Figures obtained by the NSPCC do not include Avon and Somerset Police, which covers Somerset and Bristol – meaning the true figure is likely to be far higher.
Forces in Gloucestershire, Wiltshire, Dorset and Devon and Cornwall recorded a combined total of 1,752 such crimes in 2020/2021, according to the charity’s Freedom of Information requests, up from 1,387 the previous year.
Offences also jumped by 26 per cent in the South West during the first year of the pandemic, which the NSPCC previously warned had created a “perfect storm” for grooming and abuse online.
Statistics include offences relating to possessing, taking, making, and distributing child abuse material. Offences recorded by police UK-wide passed 100,000 in the five-year period, with more than 25,000 crimes last year – up 37 per cent since 2016/17.
In Gloucestershire 279 such crimes were recorded in 2020/21, up from just 37 in 2016/17.
The NSPCC said social media is now being “used by groomers as a conveyor belt to produce and share child abuse images on an industrial scale”.
The child protection charity is calling for changes to the Online Safety Bill, to help disrupt the production and spread of child abuse material on social media.
It expects the draft bill to be scrutinised in Parliament next week, and is calling for five key additions before it is finalised.
The NSPCC’s chief executive, Sir Peter Wanless, said: “The staggering amount of child sexual abuse image offences is being fuelled by the ease with which offenders are able to groom children across social media to produce and share images on an industrial scale.
“The Government recognises the problem and has created a landmark opportunity with the Online Safety Bill.
“But the legislation needs strengthening in clear and specific ways if it is to fundamentally address the complex nature of online abuse and prevent children from coming to avoidable harm.”
Boy left suicidal after abuse
The charity shared the story of 14-year-old Ben, whose name has been changed to protect his identity.
It said he was tricked on Facebook into thinking he was speaking to a female friend of a friend, who turned out to be a man.
What is grooming?
According to NSPCC, it is defined as “when someone builds an emotional connection with a child to gain their trust for the purposes of sexual abuse, sexual exploitation or trafficking.

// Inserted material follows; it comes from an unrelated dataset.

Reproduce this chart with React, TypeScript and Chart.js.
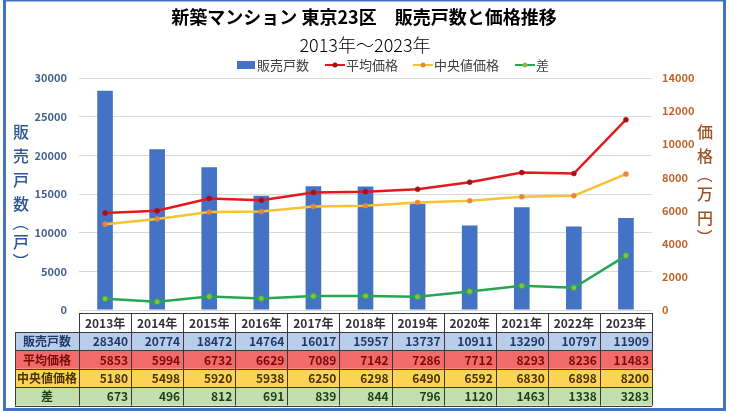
import React, { useEffect, useRef } from "react";
import { Chart, registerables } from "chart.js";

Chart.register(...registerables);

const years = ["2013年", "2014年", "2015年", "2016年", "2017年", "2018年", "2019年", "2020年", "2021年", "2022年", "2023年"];
const units = [28340, 20774, 18472, 14764, 16017, 15957, 13737, 10911, 13290, 10797, 11909];
const avgPrice = [5853, 5994, 6732, 6629, 7089, 7142, 7286, 7712, 8293, 8236, 11483];
const medianPrice = [5180, 5498, 5920, 5938, 6250, 6298, 6490, 6592, 6830, 6898, 8200];
const diff = [673, 496, 812, 691, 839, 844, 796, 1120, 1463, 1338, 3283];

const titleText = "新築マンション 東京23区　販売戸数と価格推移";
const subtitleText = "2013年～2023年";
const leftTitle = "販売戸数（戸）";
const rightTitle = "価格（万円）";
const rowLabels = ["販売戸数", "平均価格", "中央値価格", "差"];
const seriesNames = ["販売戸数", "平均価格", "中央値価格", "差"];

const FONT = "'Noto Sans CJK JP', 'Noto Sans', sans-serif";

const C_BAR = "#4472C4";
const C_AVG = "#E31A1C";
const C_AVG_PT = "#A80F14";
const C_MED = "#F6C332";
const C_MED_PT = "#E8863A";
const C_DIF = "#24A653";
const C_DIF_PT = "#8DBA4C";

const rowBg = ["#B9CDEA", "#F26B6B", "#FFD456", "#C3DFB0"];
const rowFg = ["#1F3A68", "#7A0A0A", "#4A3300", "#1E3F16"];

function drawVertical(ctx: CanvasRenderingContext2D, text: string, x: number, y: number, color: string) {
  ctx.save();
  ctx.fillStyle = color;
  ctx.font = `500 16px ${FONT}`;
  ctx.textAlign = "center";
  ctx.textBaseline = "middle";
  let cy = y;
  const chars = Array.from(text);
  chars.forEach((ch, i) => {
    const isParen = ch === "（" || ch === "）";
    if (i > 0) {
      const prevParen = chars[i - 1] === "（" || chars[i - 1] === "）";
      cy += isParen || prevParen ? 19 : 24;
    }
    if (isParen) {
      ctx.save();
      ctx.translate(x, cy);
      ctx.rotate(Math.PI / 2);
      ctx.fillText(ch, 0, 0);
      ctx.restore();
    } else {
      ctx.fillText(ch, x, cy);
    }
  });
  ctx.restore();
}

const decorPlugin = {
  id: "decor",
  afterDraw(chart: any) {
    const ctx: CanvasRenderingContext2D = chart.ctx;
    const area = chart.chartArea;
    const n = years.length;
    const colW = (area.right - area.left) / n;

    ctx.save();
    // Title
    ctx.fillStyle = "#000";
    ctx.textAlign = "center";
    ctx.textBaseline = "middle";
    ctx.font = `bold 18px ${FONT}`;
    ctx.fillText(titleText, 364, 17);
    ctx.font = `300 18px ${FONT}`;
    ctx.fillText(subtitleText, 365, 45);

    // Legend
    const ly = 65;
    ctx.font = `13px ${FONT}`;
    ctx.textAlign = "left";
    ctx.fillStyle = C_BAR;
    ctx.fillRect(237, ly - 4, 18, 8);
    ctx.fillStyle = "#404040";
    ctx.fillText(seriesNames[0], 257, ly);
    const lineItems = [
      { x: 325, c: C_AVG, p: C_AVG_PT, t: seriesNames[1] },
      { x: 413, c: C_MED, p: C_MED_PT, t: seriesNames[2] },
      { x: 515, c: C_DIF, p: C_DIF_PT, t: seriesNames[3] },
    ];
    lineItems.forEach((it) => {
      ctx.strokeStyle = it.c;
      ctx.lineWidth = 2;
      ctx.beginPath();
      ctx.moveTo(it.x, ly);
      ctx.lineTo(it.x + 20, ly);
      ctx.stroke();
      ctx.fillStyle = it.p;
      ctx.beginPath();
      ctx.arc(it.x + 10, ly, 2.5, 0, Math.PI * 2);
      ctx.fill();
      ctx.fillStyle = "#404040";
      ctx.fillText(it.t, it.x + 21, ly);
    });

    // Axis titles
    drawVertical(ctx, leftTitle, 21, 132, "#2F5597");
    drawVertical(ctx, rightTitle, 705, 132, "#9C5226");

    // Table
    const top = 313;
    const headH = 19;
    const rowH = 18.4;
    const labelL = 15;
    const data = [units, avgPrice, medianPrice, diff];
    for (let r = 0; r < 4; r++) {
      ctx.fillStyle = rowBg[r];
      ctx.fillRect(labelL, top + headH + r * rowH, area.right - labelL, rowH);
    }
    ctx.font = `bold 12px ${FONT}`;
    ctx.textAlign = "center";
    ctx.fillStyle = "#333";
    years.forEach((y, i) => {
      ctx.fillText(y, area.left + colW * (i + 0.5), top + headH / 2 + 0.5);
    });
    for (let r = 0; r < 4; r++) {
      const cy = top + headH + r * rowH + rowH / 2 + 0.5;
      ctx.fillStyle = rowFg[r];
      ctx.textAlign = "center";
      ctx.fillText(rowLabels[r], (labelL + area.left) / 2, cy);
      ctx.textAlign = "right";
      data[r].forEach((v, i) => {
        ctx.fillText(String(v), area.left + colW * (i + 1) - 3, cy);
      });
    }
    ctx.strokeStyle = "#3A3A3A";
    ctx.lineWidth = 1;
    ctx.beginPath();
    const bottom = top + headH + 4 * rowH;
    ctx.moveTo(area.left, top + 0.5);
    ctx.lineTo(area.right, top + 0.5);
    for (let r = 0; r <= 4; r++) {
      const y = Math.round(top + headH + r * rowH) + 0.5;
      ctx.moveTo(labelL, y);
      ctx.lineTo(area.right, y);
    }
    ctx.moveTo(labelL + 0.5, top + headH);
    ctx.lineTo(labelL + 0.5, bottom);
    for (let i = 0; i <= n; i++) {
      const x = Math.round(area.left + colW * i) + 0.5;
      ctx.moveTo(x, top);
      ctx.lineTo(x, bottom);
    }
    ctx.stroke();

    // Frame
    ctx.strokeStyle = C_BAR;
    ctx.lineWidth = 3;
    ctx.strokeRect(4.5, 0, 720, 409.5);
    ctx.restore();
  },
};

const plainTick = (v: any) => String(v);

export default function App() {
  const ref = useRef<HTMLCanvasElement>(null);
  useEffect(() => {
    if (!ref.current) return;
    const chart = new Chart(ref.current, {
      type: "bar",
      data: {
        labels: years,
        datasets: [
          {
            type: "bar",
            label: seriesNames[0],
            data: units,
            backgroundColor: C_BAR,
            yAxisID: "y",
            order: 10,
            barPercentage: 0.3,
            categoryPercentage: 1,
          },
          {
            type: "line",
            label: seriesNames[1],
            data: avgPrice,
            borderColor: C_AVG,
            backgroundColor: C_AVG_PT,
            pointBackgroundColor: C_AVG_PT,
            pointBorderColor: C_AVG_PT,
            pointRadius: 2.5,
            pointBorderWidth: 0.5,
            borderWidth: 2.5,
            yAxisID: "y1",
            order: 1,
          },
          {
            type: "line",
            label: seriesNames[2],
            data: medianPrice,
            borderColor: C_MED,
            backgroundColor: C_MED_PT,
            pointBackgroundColor: C_MED_PT,
            pointBorderColor: C_MED_PT,
            pointRadius: 2.5,
            pointBorderWidth: 0.5,
            borderWidth: 2.5,
            yAxisID: "y1",
            order: 2,
          },
          {
            type: "line",
            label: seriesNames[3],
            data: diff,
            borderColor: C_DIF,
            backgroundColor: C_DIF_PT,
            pointBackgroundColor: C_DIF_PT,
            pointBorderColor: C_DIF,
            pointBorderWidth: 1,
            pointRadius: 3,
            borderWidth: 2.5,
            yAxisID: "y1",
            order: 3,
          },
        ] as any,
      },
      options: {
        responsive: false,
        animation: false,
        layout: { padding: { top: 78, bottom: 101, left: 0, right: 0 } },
        plugins: {
          legend: { display: false },
          title: { display: false },
          tooltip: { enabled: false },
        },
        scales: {
          x: {
            display: false,
          },
          y: {
            position: "left",
            min: 0,
            max: 30000,
            ticks: {
              stepSize: 5000,
              padding: 12,
              color: "#44618F",
              font: { family: FONT, size: 11, weight: "bold" },
              callback: plainTick,
            },
            grid: { color: "#D9D9D9", drawTicks: false, lineWidth: 1 },
            border: { display: false },
            afterFit: (s: any) => {
              s.width = 79;
            },
          },
          y1: {
            position: "right",
            min: 0,
            max: 14000,
            ticks: {
              stepSize: 2000,
              padding: 10,
              color: "#C0652A",
              font: { family: FONT, size: 11, weight: "bold" },
              callback: plainTick,
            },
            grid: { display: false, drawTicks: false },
            border: { display: false },
            afterFit: (s: any) => {
              s.width = 78;
            },
          },
        },
      } as any,
      plugins: [decorPlugin],
    });
    return () => chart.destroy();
  }, []);
  return (
    <div style={{ position: "fixed", left: 0, top: 0, width: 730, height: 411, background: "#fff" }}>
      <canvas ref={ref} width={730} height={411} style={{ width: 730, height: 411 }} />
    </div>
  );
}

“Children and young people can be groomed online or face-to-face, by a stranger or by someone they know – for example a family member, friend or professional.
“Groomers may be male or female. They could be any age.
“Many children and young people don’t understand that they have been groomed or that what has happened is abuse.”
Using threats and blackmail he coerced Ben into sending abuse images and performing sex acts live on Skype. The images and videos were shared with five other men who then bombarded Ben with further demands, according to the NSPCC.
Ben’s mum said: “The abuse Ben suffered had a devastating impact on our family. It lasted two long years, leaving him suicidal.
“It should not be so easy for an adult to meet and groom a child on one site then trick them into livestreaming their own abuse on another app, before sharing the images with like-minded criminals at the click of a button.
“Social media sites should have to work together to stop this abuse happening in the first place, so other children do not have to go through what Ben did.”